Serre weight conjectures for $\mathrm{GSp}_4$
Daniel Le, Bao V. Le Hung, Heejong Lee
TL;DR
This work proves the weight part of Serre's conjecture for Galois representations valued in $GSp_4$ under tame ramification and explicit $9$-genericity at places above $p$, assuming automorphy and Taylor–Wiles conditions. A novel method avoids needing full knowledge of patched-module supports by propagating weight information through outer weights and common components, leveraging the Emerton–Gee stack and local models to control generizations. The results yield a modularity lifting theorem for $GSp_4$ with small Hodge–Tate weights and generic tame inertial types, and provide explicit Breuil–Mézard cycles that connect local deformation rings to global patched modules.
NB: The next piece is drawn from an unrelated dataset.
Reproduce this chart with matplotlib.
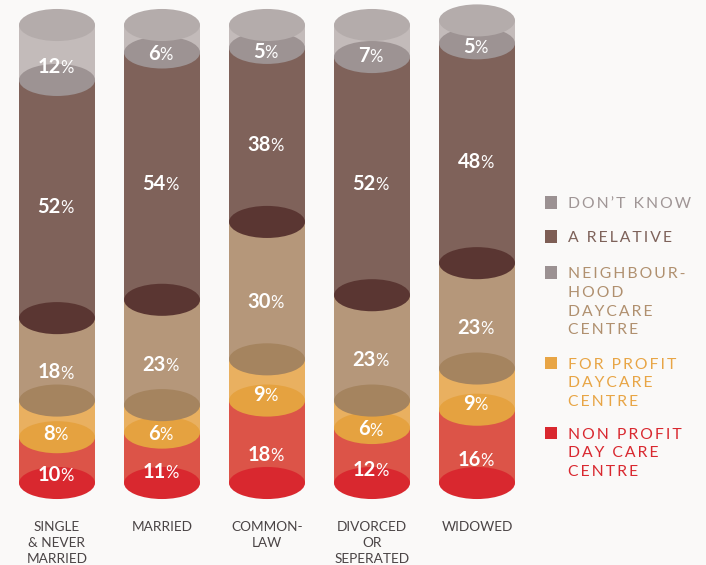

The approach combines étale and coherent patching, local-model geometry, and weight-elimination techniques to establish a robust framework for determining Serre weights and automorphy in the $GSp_4$ setting, with broad implications for Hilbert–Siegel modular forms and related automorphic representations.
Abstract
We prove the weight part of Serre's conjecture for Galois representations valued in $\mathrm{GSp}_4$ that are tamely ramified with explicit genericity at places above $p$ as conjectured by Herzig--Tilouine and Gee--Herzig--Savitt. This improves on arXiv:2304.13879 where an inexplicit genericity hypothesis was required. As an application, we prove a modularity lifting theorem for $\mathrm{GSp}_4$ under similar assumptions.